Mehr Türken als Palästinenser in Deutschland
Die Bilder von den empörten Protesten in Neukölln oder vor dem Brandenburger Tor, bei denen manche die Vernichtung Israels fordern, sind nur die Oberfläche. Was sich in vielen hunderttausend Familien mit Migrationshintergrund, in Klassenzimmern, auf Schulhöfen und in Moscheen abspielt, beginnt erst ins allgemeine Bewusstsein zu sickern.
Bisher hat sich die Furcht vor einer Eskalation hier in Deutschland auf arabische Zuwanderer, etwa aus Palästina, dem Libanon und Syrien, konzentriert, eine zahlenmäßig überschaubare Gruppe. Von ganz anderer Dimension ist der Anteil der Menschen mit Wurzeln in der Türkei. Es sind rund drei Millionen, die Hälfte hat die türkische Staatsangehörigkeit.
Erdoğan hat beträchtlichen Einfluss auf sie. Rund zwei Drittel derer, die sich von Deutschland aus an türkischen Wahlen beteiligen, haben für ihn gestimmt.
Erdoğan nutzt seinen Einfluss, um zu hetzen. Er erreicht den Großteil der Türkischstämmigen, die sich über türkische Sender informieren und über Moscheen ihr politisches Urteil bilden. Ob Erdoğan vor Millionen eine Rede zur Lage im Gazastreifen hält oder seine Religionsbehörde Musterpredigten für Moscheen auch in Deutschland vorgibt: Überall tauchen dieselben Versatzstücke auf.
Israel ist „der Kriegsverbrecher“. Israel ist „ein rostiger Dolch im Herzen der islamischen Geografie“. Weil der Westen Israel unterstütze, sei er „der Hauptschuldige an den Massakern im Gazastreifen“. Die israelischen Opfer des Terrorangriffs der Hamas auf die israelische Zivilbevölkerung erwähnt Erdoğan nicht.
Erdoğan: Angriff auf Gaza ist wie Holocaust
Erdoğan zieht eine direkte Linie vom Völkermord an den Juden zu den heutigen Opfern im Gazastreifen. „Gestern noch haben sie Juden in Gaskammern getötet“, heute sei „die gleiche Mentalität in Gaza“ am Werk. Der Westen schaffe eine „Kreuzzugs-Atmosphäre“ gegen Muslime.

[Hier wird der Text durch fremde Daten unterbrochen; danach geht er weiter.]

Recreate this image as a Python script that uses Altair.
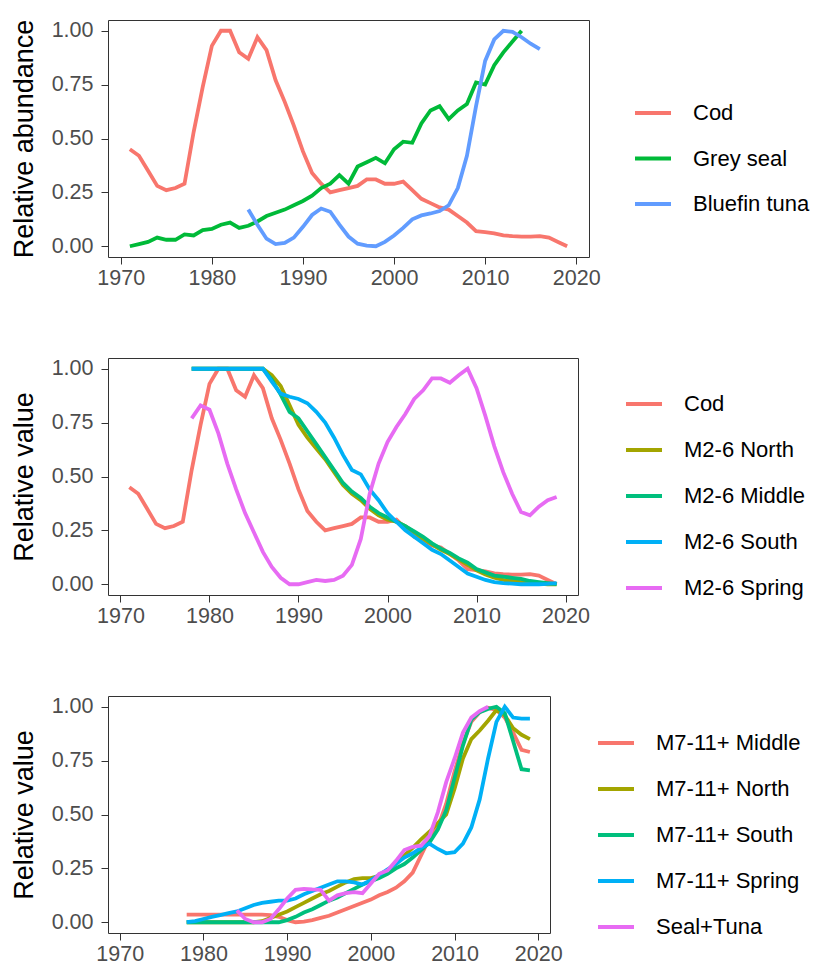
import altair as alt
import pandas as pd

# ---------------- data ----------------
years_cod = list(range(1971, 2020))
cod = [0.45, 0.42, 0.35, 0.28, 0.26, 0.27, 0.29, 0.53, 0.74, 0.93,
       1.00, 1.00, 0.90, 0.87, 0.97, 0.91, 0.77, 0.67, 0.56, 0.44,
       0.34, 0.29, 0.25, 0.26, 0.27, 0.28, 0.31, 0.31, 0.29, 0.29,
       0.30, 0.26, 0.22, 0.20, 0.18, 0.17, 0.14, 0.11, 0.07, 0.065,
       0.06, 0.05, 0.047, 0.045, 0.045, 0.047, 0.04, 0.02, 0.0]

years_seal = list(range(1971, 2015))
grey_seal = [0.00, 0.01, 0.02, 0.04, 0.03, 0.03, 0.055, 0.05, 0.075, 0.08,
             0.10, 0.11, 0.085, 0.095, 0.115, 0.14, 0.155, 0.17, 0.19, 0.21,
             0.235, 0.27, 0.29, 0.33, 0.29, 0.37, 0.39, 0.41, 0.385, 0.45,
             0.485, 0.48, 0.57, 0.63, 0.65, 0.59, 0.63, 0.66, 0.76, 0.75,
             0.84, 0.90, 0.95, 1.00]

years_tuna = list(range(1984, 2017))
bluefin_tuna = [0.17, 0.10, 0.035, 0.01, 0.015, 0.04, 0.09, 0.145, 0.175, 0.16,
                0.10, 0.045, 0.012, 0.003, 0.0, 0.02, 0.05, 0.085, 0.125, 0.143,
                0.152, 0.163, 0.19, 0.27, 0.42, 0.65, 0.86, 0.96, 1.00, 0.995,
                0.97, 0.94, 0.915]

years_m = list(range(1978, 2020))
m26_north = [1.0, 1.0, 1.0, 1.0, 1.0, 1.0, 1.0, 1.0, 1.0, 0.97,
             0.92, 0.83, 0.74, 0.68, 0.63, 0.58, 0.52, 0.46, 0.42, 0.39,
             0.35, 0.32, 0.30, 0.29, 0.27, 0.24, 0.21, 0.185, 0.16, 0.14,
             0.115, 0.09, 0.065, 0.045, 0.03, 0.02, 0.015, 0.01, 0.005, 0.003,
             0.0, 0.0]
m26_middle = [1.0, 1.0, 1.0, 1.0, 1.0, 1.0, 1.0, 1.0, 1.0, 0.95,
              0.88, 0.80, 0.77, 0.71, 0.65, 0.59, 0.53, 0.47, 0.43, 0.40,
              0.36, 0.33, 0.31, 0.29, 0.27, 0.245, 0.22, 0.19, 0.165, 0.145,
              0.12, 0.10, 0.07, 0.055, 0.04, 0.035, 0.03, 0.025, 0.015, 0.01,
              0.005, 0.0]
m26_south = [1.0, 1.0, 1.0, 1.0, 1.0, 1.0, 1.0, 1.0, 1.0, 0.94,
             0.885, 0.87, 0.86, 0.84, 0.80, 0.75, 0.68, 0.60, 0.53, 0.51,
             0.44, 0.39, 0.33, 0.29, 0.25, 0.22, 0.19, 0.16, 0.14, 0.11,
             0.08, 0.05, 0.035, 0.02, 0.01, 0.005, 0.003, 0.0, 0.0, 0.0,
             0.002, 0.005]
m26_spring = [0.77, 0.83, 0.81, 0.70, 0.56, 0.44, 0.33, 0.24, 0.15, 0.08,
              0.03, 0.0, 0.0, 0.01, 0.02, 0.015, 0.02, 0.04, 0.09, 0.21,
              0.42, 0.56, 0.66, 0.73, 0.79, 0.86, 0.90, 0.955, 0.955, 0.935,
              0.97, 1.00, 0.91, 0.78, 0.64, 0.52, 0.42, 0.335, 0.32, 0.36,
              0.39, 0.405]

m711_middle = [0.035, 0.035, 0.035, 0.035, 0.035, 0.035, 0.035, 0.035, 0.035, 0.035,
               0.033, 0.025, 0.01, 0.0, 0.003, 0.01, 0.02, 0.03, 0.045, 0.06,
               0.075, 0.09, 0.105, 0.125, 0.14, 0.16, 0.19, 0.23, 0.31, 0.39,
               0.44, 0.55, 0.70, 0.83, 0.93, 0.975, 0.995, 0.985, 0.95, 0.88,
               0.80, 0.79]
m711_north = [0.0, 0.0, 0.0, 0.0, 0.0, 0.0, 0.0, 0.0, 0.0, 0.005,
              0.02, 0.035, 0.05, 0.07, 0.09, 0.11, 0.13, 0.145, 0.165, 0.185,
              0.20, 0.205, 0.205, 0.215, 0.235, 0.27, 0.31, 0.345, 0.385, 0.42,
              0.46, 0.50, 0.62, 0.76, 0.85, 0.89, 0.935, 0.985, 0.96, 0.90,
              0.87, 0.85]
m711_south = [0.0, 0.0, 0.0, 0.0, 0.0, 0.0, 0.0, 0.0, 0.0, 0.0,
              0.0, 0.0, 0.01, 0.025, 0.045, 0.06, 0.08, 0.10, 0.115, 0.135,
              0.155, 0.175, 0.19, 0.205, 0.225, 0.25, 0.27, 0.30, 0.335, 0.37,
              0.43, 0.52, 0.67, 0.82, 0.94, 0.975, 0.99, 1.00, 0.97, 0.84,
              0.71, 0.705]
m711_spring = [0.0, 0.005, 0.015, 0.025, 0.033, 0.042, 0.05, 0.065, 0.08, 0.09,
               0.095, 0.10, 0.10, 0.11, 0.13, 0.145, 0.16, 0.175, 0.19, 0.19,
               0.185, 0.175, 0.195, 0.22, 0.245, 0.27, 0.30, 0.32, 0.345, 0.365,
               0.34, 0.32, 0.325, 0.365, 0.44, 0.57, 0.76, 0.93, 1.00, 0.95,
               0.945, 0.945]

years_st = list(range(1984, 2015))
seal_tuna = [0.055, 0.015, 0.0, 0.0, 0.015, 0.06, 0.11, 0.15, 0.155, 0.152,
             0.15, 0.10, 0.125, 0.135, 0.14, 0.135, 0.18, 0.225, 0.24, 0.285,
             0.335, 0.35, 0.355, 0.40, 0.51, 0.65, 0.76, 0.88, 0.95, 0.98,
             1.00]

names1 = ["Cod", "Grey seal", "Bluefin tuna"]
colors1 = ["#F8766D", "#00BA38", "#619CFF"]
names2 = ["Cod", "M2-6 North", "M2-6 Middle", "M2-6 South", "M2-6 Spring"]
names3 = ["M7-11+ Middle", "M7-11+ North", "M7-11+ South", "M7-11+ Spring", "Seal+Tuna"]
colors5 = ["#F8766D", "#A3A500", "#00BF7D", "#00B0F6", "#E76BF3"]

x_ticks = [1970, 1980, 1990, 2000, 2010, 2020]
y_ticks = [0.0, 0.25, 0.5, 0.75, 1.0]


def long(series):
    rows = []
    for name, yrs, vals in series:
        for yr, v in zip(yrs, vals):
            rows.append({"year": yr, "value": v, "series": name})
    return pd.DataFrame(rows)


df1 = long([("Cod", years_cod, cod), ("Grey seal", years_seal, grey_seal),
            ("Bluefin tuna", years_tuna, bluefin_tuna)])
df2 = long([("Cod", years_cod, cod), ("M2-6 North", years_m, m26_north),
            ("M2-6 Middle", years_m, m26_middle), ("M2-6 South", years_m, m26_south),
            ("M2-6 Spring", years_m, m26_spring)])
df3 = long([("M7-11+ Middle", years_m, m711_middle), ("M7-11+ North", years_m, m711_north),
            ("M7-11+ South", years_m, m711_south), ("M7-11+ Spring", years_m, m711_spring),
            ("Seal+Tuna", years_st, seal_tuna)])

FONT = "Liberation Sans"


def panel(df, names, colors, ytitle, width, lx, ly, rowpad):
    return alt.Chart(df).mark_line(strokeWidth=3.8).encode(
        x=alt.X("year:Q",
                scale=alt.Scale(domain=[1968.6, 2021.4], nice=False, zero=False),
                axis=alt.Axis(values=x_ticks, format="d", title=None, labelPadding=3)),
        y=alt.Y("value:Q",
                scale=alt.Scale(domain=[-0.05, 1.05], nice=False),
                axis=alt.Axis(values=y_ticks, format=".2f", title=ytitle,
                              labelPadding=8, titlePadding=13)),
        color=alt.Color("series:N", sort=names,
                        scale=alt.Scale(domain=names, range=colors),
                        legend=alt.Legend(title=None, orient="none", legendX=lx, legendY=ly,
                                          symbolType="stroke", symbolSize=1296,
                                          symbolStrokeWidth=4, labelFontSize=22,
                                          labelFont=FONT, labelColor="#000000",
                                          labelOffset=20, rowPadding=rowpad, padding=0,
                                          labelLimit=300)),
    ).properties(width=width, height=237)


p1 = panel(df1, names1, colors1, "Relative abundance", 481, 525, 73, 14.5)
p2 = panel(df2, names2, colors5, "Relative value", 470, 516, 26, 15)
p3 = panel(df3, names3, colors5, "Relative value", 442, 488, 27, 15)

chart = alt.vconcat(p1, p2, p3, spacing=68).resolve_scale(color="independent").properties(
    padding={"left": 9, "top": 18, "right": 0, "bottom": 0},
    background="white"
).configure_view(
    stroke="#333333", strokeWidth=1
).configure_axis(
    grid=False, domain=False, tickColor="#333333", tickSize=7, tickWidth=1,
    labelFont=FONT, labelFontSize=21.5, labelColor="#4D4D4D",
    titleFont=FONT, titleFontSize=27, titleColor="#000000", titleFontWeight="normal"
)

chart.save("out.html", embed_options={"renderer": "svg", "actions": False})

Unter dem Eindruck dieser Hetze gehen Hunderttausende Erwachsene mit Verbindungen in die Türkei in diesen Tagen zu ihren Arbeitsplätzen in Deutschland. Und kommen ihre Kinder in Schulen und treffen dort auf andere Kinder aus jüdischen Familien oder aus deutschen Familien, die zuhause über ihr Mitgefühl mit den angegriffenen Israelis sprechen. Man kann nur ahnen, welche seelischen Konflikte das auslöst. Und welches Eskalationspotenzial sich da bilden kann.
Deutschland hat noch nicht einmal begonnen, die Konfliktpotenziale einer Einwanderungsgesellschaft ernst zu nehmen. Und der türkische Präsident lässt mit seinen Hetzreden die Herausforderung noch wachsen.